Lo transjetivo no es vida ni autoconsciencia, pero éstas se encuentran ya contenidas en él como potencias suyas, como “aspectos virtuales” que pueden realizarse o no, según se den las condiciones materiales precisas. El Ello trascendental, que de por sí no posee intención ni finalidad alguna, llega a hacerse consciente en nosotros, seres vivos inteligentes y autoconscientes; de ahí que se pueda decir que en nosotros, el Ello vive, siente y piensa, aunque siempre de forma finita, opaco ante sí mismo, como particularidad tendente a la universalidad de la que está escindida. A esto se debe que su legalidad, una vez “encarnada” y “despierta”, tenga efectos prácticos en forma de racionalidad orientada a fines; nosotros damos con algo que no está en aquél, en efecto, sino como potencia.

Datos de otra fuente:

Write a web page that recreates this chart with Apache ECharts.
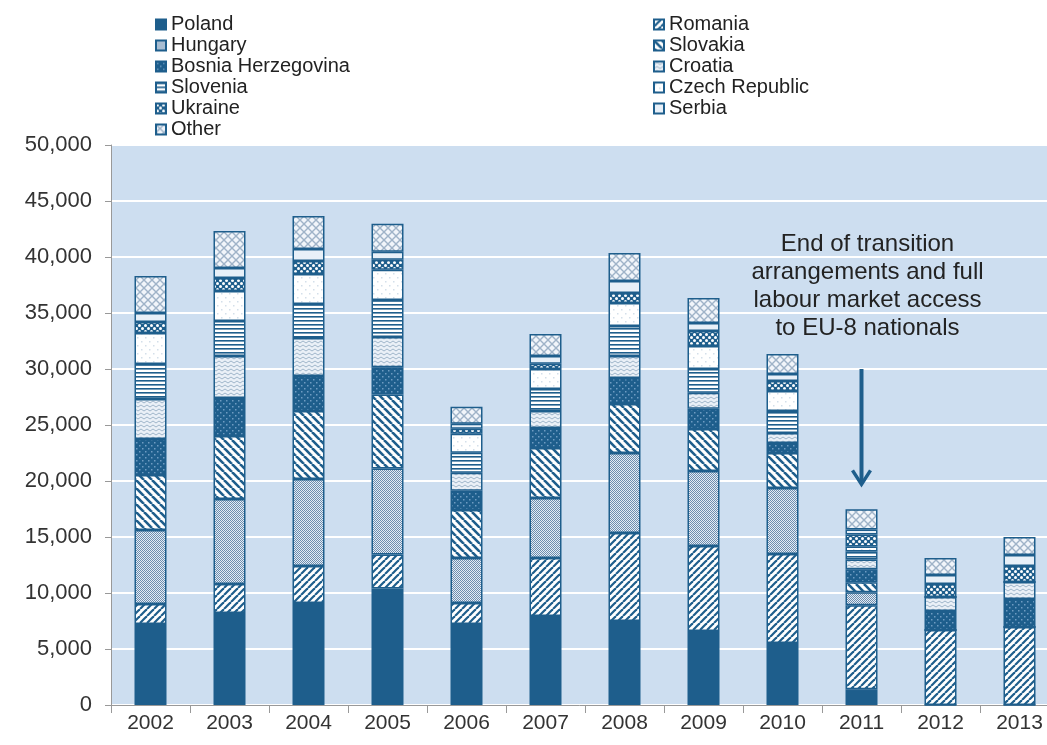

Sólo de este modo podemos darle al Ello una concreción y pensarlo (sentirlo, de hecho) positivamente: lo que se nos niega en lo teórico, se recupera en lo práctico ‒que es por esto genuinamente “metafísico”‒, como también atinadamente (es la contrapartida de lo anterior) acertó a ver Kant. El Ello trascendental es lo que, en nosotros, reclama la universalidad de los fines, en forma de norma de acción. Y esto es así porque, al fin y al cabo, somos un producto de su legislación, uno finito y parcial, y a través de nosotros ‒de nuestra Yoidad‒ se piensa y aspira a la infinitud y la totalidad de las que se siente privado y que intuye como destino. Eso es el Eros que despierta (en) la materia, la cual alberga una pulsión de autotrascendencia que se anuncia en la vida y la inteligencia; materia que deviene consciente de sí misma sobre el trasfondo de lo infinito.